Militant Journalism

Activists protest John Bolton’s commencement speech at U.S. Coast Guard Academy

Dozens of anti-war activists gathered outside of the U.S. Coast Guard Academy in New London, Connecticut on May 22 to protest commencement speaker John Bolton. Since returning to the White House as Trump’s National Security Advisor, Bolton has been unabashed in his campaign to launch new wars against Iran, North Korea, and now Venezuela. He has been the lead U.S. voice for the failed effort at ousting Venezuelan President Nicolás Maduro, and seeks further military intervention to prop up Juan Guaidó as Washington’s latest puppet dictator.

Referring to Bolton’s speech to the recent graduates, ANSWER Coalition (Act Now to Stop War and End Racism) speaker Karleigh Chardonnay Merlot started the event by outlining Bolton’s history of lying to further his war agenda. “John Bolton,” began Merlot, “is going to tell these young people that preemption is peace. We have seen the results of John Bolton’s preemption. We saw it in Iraq. We saw it in Afghanistan. We’re seeing it now in Venezuela.”

Bolton is far from the first warmonger to give the commencement speech at the Coast Guard Academy in recent years, with large scale protests greeting both President Bush in 2007 and PresidentTrump in 2017 as well as Vice President Mike Pence last year. As at those past events, protest speakers were quick to point out all of the costs of U. S. imperialism.

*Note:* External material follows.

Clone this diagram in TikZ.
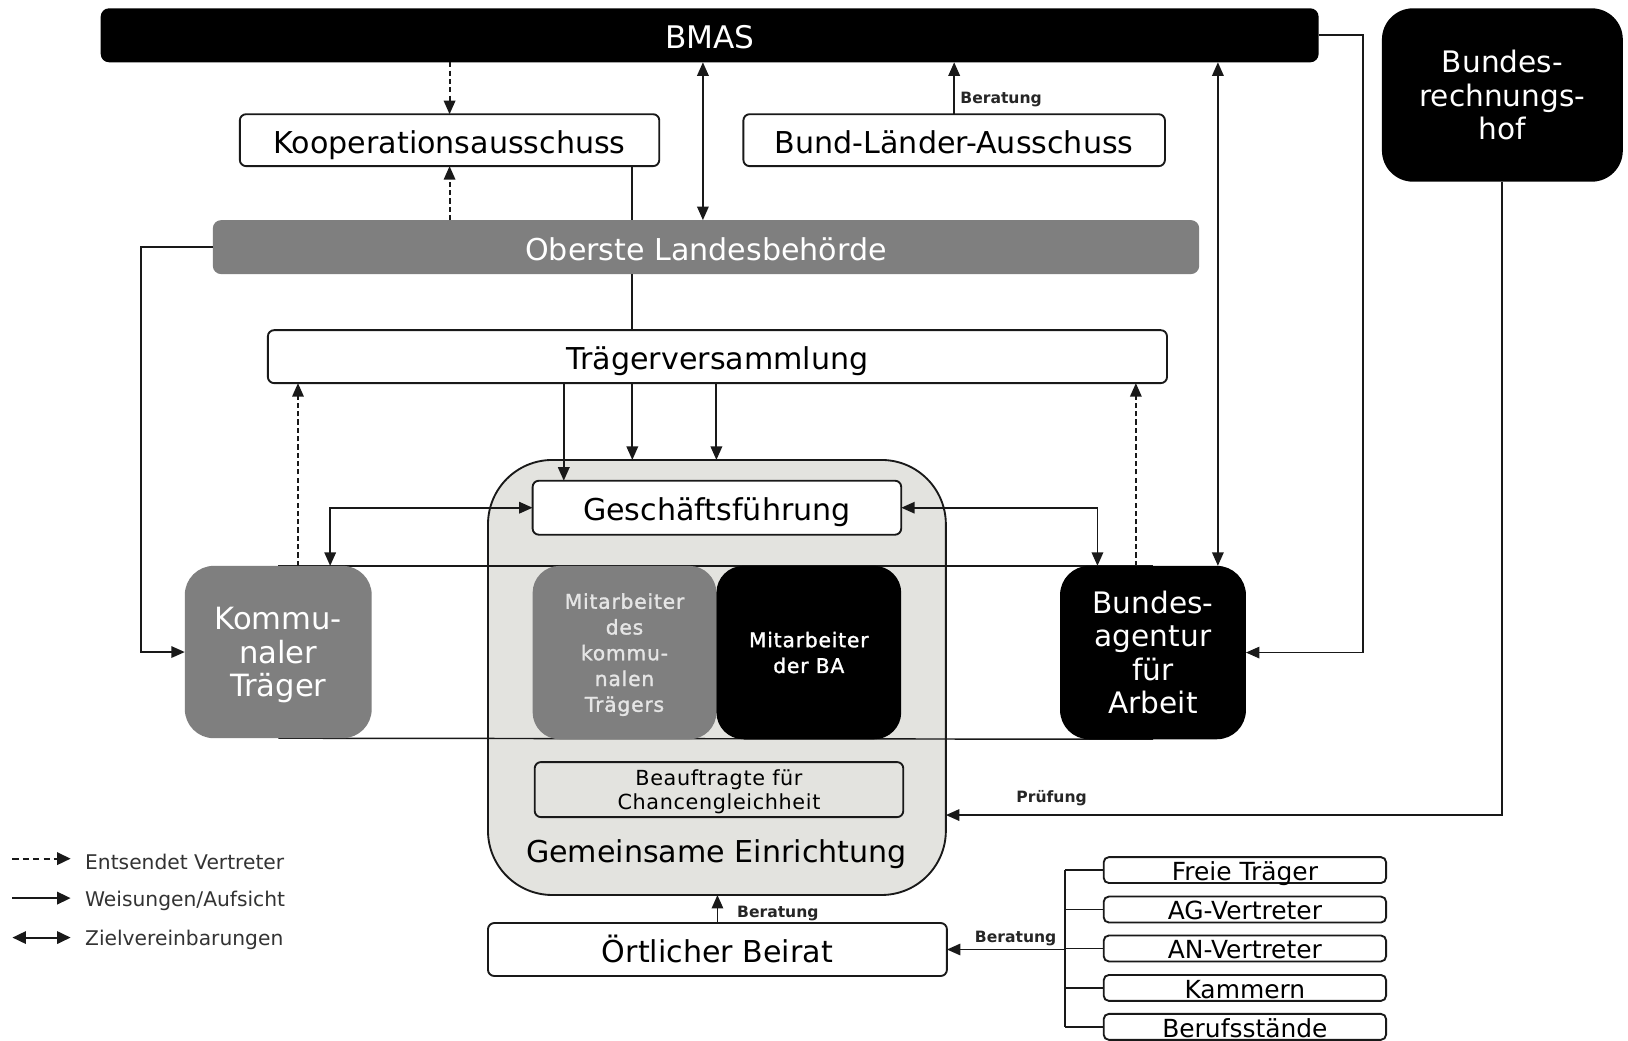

Henry Lowendorf from the Greater New Haven Peace Council lambasted Bolton’s repeated use of the outdated Monroe Doctrine in his continued push for the use of more force and sanctions in Venezuela. “We have to be very clear,” announced Lowendorf, “that wars for regime change have to stop.” Lowendorf also stressed how the so-called war economy was costing the people in United States at every level of the economy. “People need jobs, they need afford[able] housing, they need healthcare. We can not do that as long as we are spending $1.2 trillion a year on weapons and war.”

“I bought a billion dollar ad campaign telling me that I was going to go liberate the people of Iraq,” said Fred Linck of the Connecticut Peace and Solidarity Coalition. However, Linck found a different war waiting for him: “We went there and we killed almost a million Iraqis. We have 6,000 U.S. soldiers, Airmen, Marines, and sailors that died in that war. We have 78,000 veterans [who]have committed suicide since 2001.”

As the commencement ended, the protesters joined in anti-war chants and again called for U.S. hands out of Venezuela, Iran, and other sovereign nations.